■ Stated exercise ■
Retype everything from the line that contains "What seaborn and" down to the line that contains "fig.subplots_adjust(bottom=0.126, top=0.88)", inclusive, without altering or adding anything.

■ Stored records ■
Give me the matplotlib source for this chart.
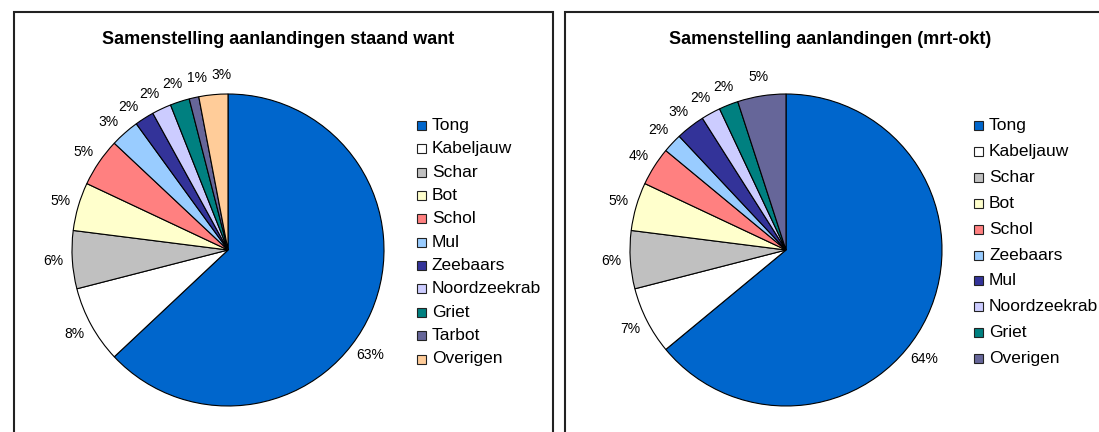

* * *

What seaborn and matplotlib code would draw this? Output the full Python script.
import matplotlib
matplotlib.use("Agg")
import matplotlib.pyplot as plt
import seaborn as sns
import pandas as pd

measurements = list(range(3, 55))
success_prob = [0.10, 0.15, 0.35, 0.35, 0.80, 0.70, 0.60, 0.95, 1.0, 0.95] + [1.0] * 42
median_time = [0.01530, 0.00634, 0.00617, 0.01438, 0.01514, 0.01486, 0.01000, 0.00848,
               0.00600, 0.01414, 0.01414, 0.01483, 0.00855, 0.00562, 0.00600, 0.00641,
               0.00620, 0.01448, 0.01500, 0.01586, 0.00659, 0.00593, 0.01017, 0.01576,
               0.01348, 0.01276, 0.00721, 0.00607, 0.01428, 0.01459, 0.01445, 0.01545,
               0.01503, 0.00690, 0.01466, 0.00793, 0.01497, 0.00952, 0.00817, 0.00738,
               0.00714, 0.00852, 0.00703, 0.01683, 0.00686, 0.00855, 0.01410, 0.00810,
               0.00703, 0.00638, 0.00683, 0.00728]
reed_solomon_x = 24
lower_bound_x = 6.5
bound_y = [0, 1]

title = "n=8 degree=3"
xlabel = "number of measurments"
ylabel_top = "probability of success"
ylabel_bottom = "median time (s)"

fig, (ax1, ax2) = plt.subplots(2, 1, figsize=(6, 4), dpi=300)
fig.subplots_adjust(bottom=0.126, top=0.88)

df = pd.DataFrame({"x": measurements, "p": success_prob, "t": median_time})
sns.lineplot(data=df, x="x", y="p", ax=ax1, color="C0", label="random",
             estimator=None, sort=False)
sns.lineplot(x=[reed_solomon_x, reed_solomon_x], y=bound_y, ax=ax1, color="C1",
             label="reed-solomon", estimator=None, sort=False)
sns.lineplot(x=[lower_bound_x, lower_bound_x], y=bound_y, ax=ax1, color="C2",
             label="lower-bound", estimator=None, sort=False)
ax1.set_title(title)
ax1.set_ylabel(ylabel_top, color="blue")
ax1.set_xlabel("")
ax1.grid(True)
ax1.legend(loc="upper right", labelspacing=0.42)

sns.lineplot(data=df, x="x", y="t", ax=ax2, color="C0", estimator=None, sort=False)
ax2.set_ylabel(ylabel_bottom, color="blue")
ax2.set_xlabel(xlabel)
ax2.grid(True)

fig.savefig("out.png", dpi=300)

■ Output ■
What seaborn and matplotlib code would draw this? Output the full Python script.
import matplotlib
matplotlib.use("Agg")
import matplotlib.pyplot as plt
import seaborn as sns
import pandas as pd

measurements = list(range(3, 55))
success_prob = [0.10, 0.15, 0.35, 0.35, 0.80, 0.70, 0.60, 0.95, 1.0, 0.95] + [1.0] * 42
median_time = [0.01530, 0.00634, 0.00617, 0.01438, 0.01514, 0.01486, 0.01000, 0.00848,
               0.00600, 0.01414, 0.01414, 0.01483, 0.00855, 0.00562, 0.00600, 0.00641,
               0.00620, 0.01448, 0.01500, 0.01586, 0.00659, 0.00593, 0.01017, 0.01576,
               0.01348, 0.01276, 0.00721, 0.00607, 0.01428, 0.01459, 0.01445, 0.01545,
               0.01503, 0.00690, 0.01466, 0.00793, 0.01497, 0.00952, 0.00817, 0.00738,
               0.00714, 0.00852, 0.00703, 0.01683, 0.00686, 0.00855, 0.01410, 0.00810,
               0.00703, 0.00638, 0.00683, 0.00728]
reed_solomon_x = 24
lower_bound_x = 6.5
bound_y = [0, 1]

title = "n=8 degree=3"
xlabel = "number of measurments"
ylabel_top = "probability of success"
ylabel_bottom = "median time (s)"

fig, (ax1, ax2) = plt.subplots(2, 1, figsize=(6, 4), dpi=300)
fig.subplots_adjust(bottom=0.126, top=0.88)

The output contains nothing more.